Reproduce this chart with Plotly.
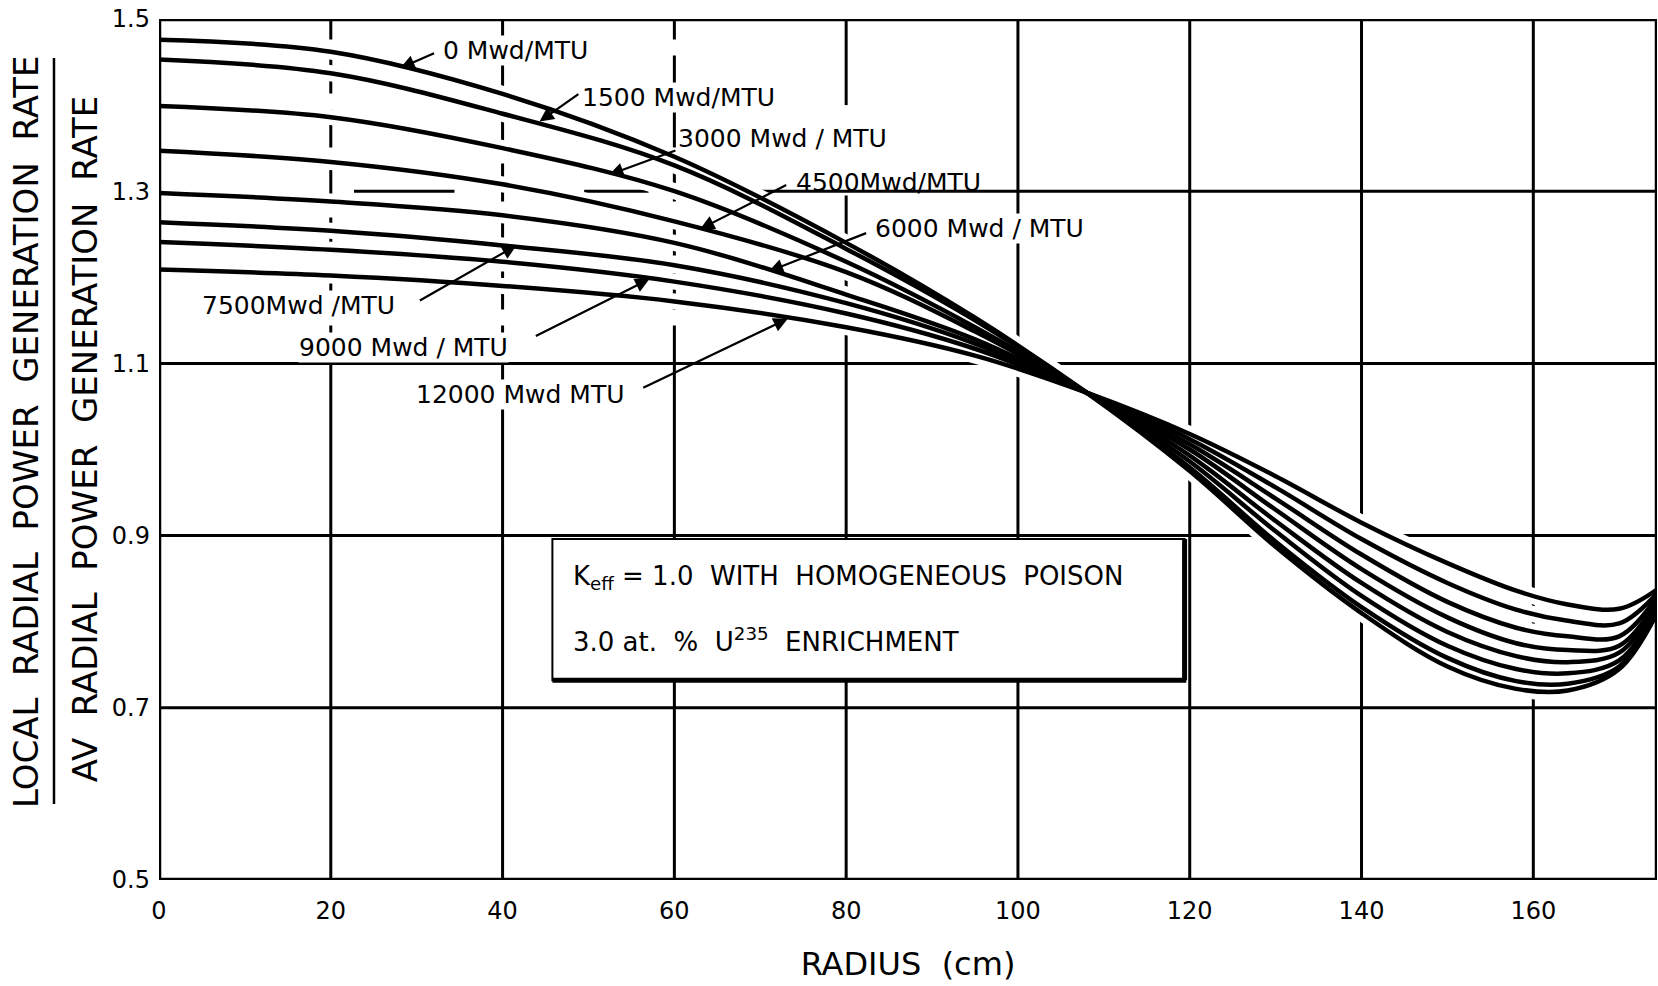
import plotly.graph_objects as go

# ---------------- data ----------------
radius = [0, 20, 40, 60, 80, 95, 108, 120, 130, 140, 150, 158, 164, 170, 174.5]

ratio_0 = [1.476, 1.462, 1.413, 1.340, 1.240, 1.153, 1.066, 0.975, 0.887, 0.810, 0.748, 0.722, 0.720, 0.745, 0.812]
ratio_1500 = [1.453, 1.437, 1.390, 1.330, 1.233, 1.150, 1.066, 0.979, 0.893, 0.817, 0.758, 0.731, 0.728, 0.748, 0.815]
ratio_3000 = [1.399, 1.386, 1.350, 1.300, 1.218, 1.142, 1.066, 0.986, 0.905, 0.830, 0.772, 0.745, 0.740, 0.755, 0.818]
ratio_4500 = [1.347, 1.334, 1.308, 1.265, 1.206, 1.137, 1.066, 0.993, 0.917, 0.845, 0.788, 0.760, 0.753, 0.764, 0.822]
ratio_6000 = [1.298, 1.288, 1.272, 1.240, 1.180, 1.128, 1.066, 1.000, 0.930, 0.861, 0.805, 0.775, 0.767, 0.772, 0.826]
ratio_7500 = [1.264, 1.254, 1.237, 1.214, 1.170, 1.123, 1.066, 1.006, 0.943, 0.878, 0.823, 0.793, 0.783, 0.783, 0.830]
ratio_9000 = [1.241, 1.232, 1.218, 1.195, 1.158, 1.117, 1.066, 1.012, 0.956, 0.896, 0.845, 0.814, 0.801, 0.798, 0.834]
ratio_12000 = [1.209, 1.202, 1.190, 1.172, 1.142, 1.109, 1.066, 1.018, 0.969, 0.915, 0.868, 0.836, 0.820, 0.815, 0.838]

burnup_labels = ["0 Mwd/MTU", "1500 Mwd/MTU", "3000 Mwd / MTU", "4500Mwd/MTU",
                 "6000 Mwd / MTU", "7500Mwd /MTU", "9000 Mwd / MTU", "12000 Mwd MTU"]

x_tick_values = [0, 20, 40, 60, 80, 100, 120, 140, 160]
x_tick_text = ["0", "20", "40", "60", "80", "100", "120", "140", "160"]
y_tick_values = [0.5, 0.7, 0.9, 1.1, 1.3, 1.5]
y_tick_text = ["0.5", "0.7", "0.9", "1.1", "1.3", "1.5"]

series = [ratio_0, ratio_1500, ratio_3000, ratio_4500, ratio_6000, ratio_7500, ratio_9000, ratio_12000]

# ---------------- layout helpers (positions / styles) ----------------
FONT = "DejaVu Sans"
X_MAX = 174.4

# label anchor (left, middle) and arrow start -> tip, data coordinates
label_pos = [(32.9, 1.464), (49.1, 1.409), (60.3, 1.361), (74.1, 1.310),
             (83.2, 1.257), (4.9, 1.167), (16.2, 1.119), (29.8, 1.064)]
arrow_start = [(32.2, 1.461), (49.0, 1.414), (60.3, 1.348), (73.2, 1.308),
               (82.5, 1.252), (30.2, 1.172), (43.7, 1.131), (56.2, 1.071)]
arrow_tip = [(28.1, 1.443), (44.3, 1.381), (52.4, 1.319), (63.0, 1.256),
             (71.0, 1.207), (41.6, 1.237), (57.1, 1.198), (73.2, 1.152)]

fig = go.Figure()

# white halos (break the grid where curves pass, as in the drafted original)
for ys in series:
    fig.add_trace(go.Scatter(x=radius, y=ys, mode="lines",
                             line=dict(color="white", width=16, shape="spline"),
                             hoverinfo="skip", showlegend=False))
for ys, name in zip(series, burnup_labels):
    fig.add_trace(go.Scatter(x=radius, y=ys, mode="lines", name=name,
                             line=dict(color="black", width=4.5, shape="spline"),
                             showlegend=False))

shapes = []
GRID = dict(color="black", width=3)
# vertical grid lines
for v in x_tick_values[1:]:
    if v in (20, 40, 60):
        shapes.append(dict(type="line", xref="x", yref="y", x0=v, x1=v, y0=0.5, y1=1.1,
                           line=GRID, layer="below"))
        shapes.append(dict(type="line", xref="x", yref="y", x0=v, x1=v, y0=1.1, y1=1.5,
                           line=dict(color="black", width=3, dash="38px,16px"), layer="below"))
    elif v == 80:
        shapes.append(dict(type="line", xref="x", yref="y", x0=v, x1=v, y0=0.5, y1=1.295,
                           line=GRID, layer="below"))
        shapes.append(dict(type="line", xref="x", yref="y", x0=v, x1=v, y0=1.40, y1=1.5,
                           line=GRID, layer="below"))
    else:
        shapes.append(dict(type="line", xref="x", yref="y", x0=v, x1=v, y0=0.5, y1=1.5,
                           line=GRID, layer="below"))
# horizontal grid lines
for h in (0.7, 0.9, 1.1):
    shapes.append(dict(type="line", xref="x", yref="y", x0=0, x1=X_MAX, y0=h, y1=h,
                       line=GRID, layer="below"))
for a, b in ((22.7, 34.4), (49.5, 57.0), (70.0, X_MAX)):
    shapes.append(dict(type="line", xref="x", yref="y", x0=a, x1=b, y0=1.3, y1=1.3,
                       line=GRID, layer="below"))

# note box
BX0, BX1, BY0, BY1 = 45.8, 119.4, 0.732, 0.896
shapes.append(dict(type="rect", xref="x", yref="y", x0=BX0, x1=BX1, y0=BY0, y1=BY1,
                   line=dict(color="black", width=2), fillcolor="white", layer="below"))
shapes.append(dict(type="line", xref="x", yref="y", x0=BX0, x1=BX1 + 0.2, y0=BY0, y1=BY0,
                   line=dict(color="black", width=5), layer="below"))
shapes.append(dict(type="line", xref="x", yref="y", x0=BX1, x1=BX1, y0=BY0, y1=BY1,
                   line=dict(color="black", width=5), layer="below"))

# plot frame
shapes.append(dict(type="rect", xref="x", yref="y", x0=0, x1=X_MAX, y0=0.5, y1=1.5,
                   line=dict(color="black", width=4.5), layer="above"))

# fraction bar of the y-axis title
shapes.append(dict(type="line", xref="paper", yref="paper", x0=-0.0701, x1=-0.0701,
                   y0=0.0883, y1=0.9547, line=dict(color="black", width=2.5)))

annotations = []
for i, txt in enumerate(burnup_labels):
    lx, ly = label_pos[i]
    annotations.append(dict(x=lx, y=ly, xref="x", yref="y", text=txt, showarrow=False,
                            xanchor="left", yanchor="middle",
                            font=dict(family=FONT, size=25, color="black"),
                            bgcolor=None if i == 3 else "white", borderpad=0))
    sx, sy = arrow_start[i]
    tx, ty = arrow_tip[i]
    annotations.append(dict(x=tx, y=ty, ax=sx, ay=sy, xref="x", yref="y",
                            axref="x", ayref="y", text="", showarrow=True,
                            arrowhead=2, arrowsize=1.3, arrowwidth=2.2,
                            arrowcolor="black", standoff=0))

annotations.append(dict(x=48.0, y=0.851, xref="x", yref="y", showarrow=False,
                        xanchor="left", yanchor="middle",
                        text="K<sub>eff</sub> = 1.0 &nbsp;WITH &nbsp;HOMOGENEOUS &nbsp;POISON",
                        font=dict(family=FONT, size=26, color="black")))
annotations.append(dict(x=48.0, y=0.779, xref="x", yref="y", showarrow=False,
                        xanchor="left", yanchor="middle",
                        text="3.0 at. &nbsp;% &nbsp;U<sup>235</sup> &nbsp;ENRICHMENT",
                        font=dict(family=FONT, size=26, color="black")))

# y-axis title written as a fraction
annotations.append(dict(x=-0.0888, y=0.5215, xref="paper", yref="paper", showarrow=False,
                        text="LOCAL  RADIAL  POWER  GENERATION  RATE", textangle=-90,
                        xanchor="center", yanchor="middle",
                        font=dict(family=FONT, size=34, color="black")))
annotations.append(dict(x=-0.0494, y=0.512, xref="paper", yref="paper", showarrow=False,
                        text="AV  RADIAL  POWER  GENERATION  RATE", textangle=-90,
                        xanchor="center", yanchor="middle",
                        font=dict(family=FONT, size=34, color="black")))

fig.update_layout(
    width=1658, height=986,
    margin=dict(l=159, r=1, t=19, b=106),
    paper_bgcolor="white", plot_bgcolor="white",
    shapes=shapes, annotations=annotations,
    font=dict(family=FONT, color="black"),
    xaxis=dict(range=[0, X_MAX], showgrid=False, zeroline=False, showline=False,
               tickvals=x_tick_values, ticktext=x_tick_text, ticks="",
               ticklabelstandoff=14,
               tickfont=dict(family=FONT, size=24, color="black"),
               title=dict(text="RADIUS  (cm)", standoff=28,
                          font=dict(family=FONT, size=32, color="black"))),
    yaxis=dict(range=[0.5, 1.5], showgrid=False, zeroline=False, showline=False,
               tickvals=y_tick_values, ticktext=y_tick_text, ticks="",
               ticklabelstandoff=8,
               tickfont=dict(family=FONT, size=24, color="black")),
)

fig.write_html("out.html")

------------

Your task is to return the lines above, from the first one up to and including the line containing "X_MAX = 174.4", minus any pictures.

Reproduce this chart with Plotly.
import plotly.graph_objects as go

# ---------------- data ----------------
radius = [0, 20, 40, 60, 80, 95, 108, 120, 130, 140, 150, 158, 164, 170, 174.5]

ratio_0 = [1.476, 1.462, 1.413, 1.340, 1.240, 1.153, 1.066, 0.975, 0.887, 0.810, 0.748, 0.722, 0.720, 0.745, 0.812]
ratio_1500 = [1.453, 1.437, 1.390, 1.330, 1.233, 1.150, 1.066, 0.979, 0.893, 0.817, 0.758, 0.731, 0.728, 0.748, 0.815]
ratio_3000 = [1.399, 1.386, 1.350, 1.300, 1.218, 1.142, 1.066, 0.986, 0.905, 0.830, 0.772, 0.745, 0.740, 0.755, 0.818]
ratio_4500 = [1.347, 1.334, 1.308, 1.265, 1.206, 1.137, 1.066, 0.993, 0.917, 0.845, 0.788, 0.760, 0.753, 0.764, 0.822]
ratio_6000 = [1.298, 1.288, 1.272, 1.240, 1.180, 1.128, 1.066, 1.000, 0.930, 0.861, 0.805, 0.775, 0.767, 0.772, 0.826]
ratio_7500 = [1.264, 1.254, 1.237, 1.214, 1.170, 1.123, 1.066, 1.006, 0.943, 0.878, 0.823, 0.793, 0.783, 0.783, 0.830]
ratio_9000 = [1.241, 1.232, 1.218, 1.195, 1.158, 1.117, 1.066, 1.012, 0.956, 0.896, 0.845, 0.814, 0.801, 0.798, 0.834]
ratio_12000 = [1.209, 1.202, 1.190, 1.172, 1.142, 1.109, 1.066, 1.018, 0.969, 0.915, 0.868, 0.836, 0.820, 0.815, 0.838]

burnup_labels = ["0 Mwd/MTU", "1500 Mwd/MTU", "3000 Mwd / MTU", "4500Mwd/MTU",
                 "6000 Mwd / MTU", "7500Mwd /MTU", "9000 Mwd / MTU", "12000 Mwd MTU"]

x_tick_values = [0, 20, 40, 60, 80, 100, 120, 140, 160]
x_tick_text = ["0", "20", "40", "60", "80", "100", "120", "140", "160"]
y_tick_values = [0.5, 0.7, 0.9, 1.1, 1.3, 1.5]
y_tick_text = ["0.5", "0.7", "0.9", "1.1", "1.3", "1.5"]

series = [ratio_0, ratio_1500, ratio_3000, ratio_4500, ratio_6000, ratio_7500, ratio_9000, ratio_12000]

# ---------------- layout helpers (positions / styles) ----------------
FONT = "DejaVu Sans"
X_MAX = 174.4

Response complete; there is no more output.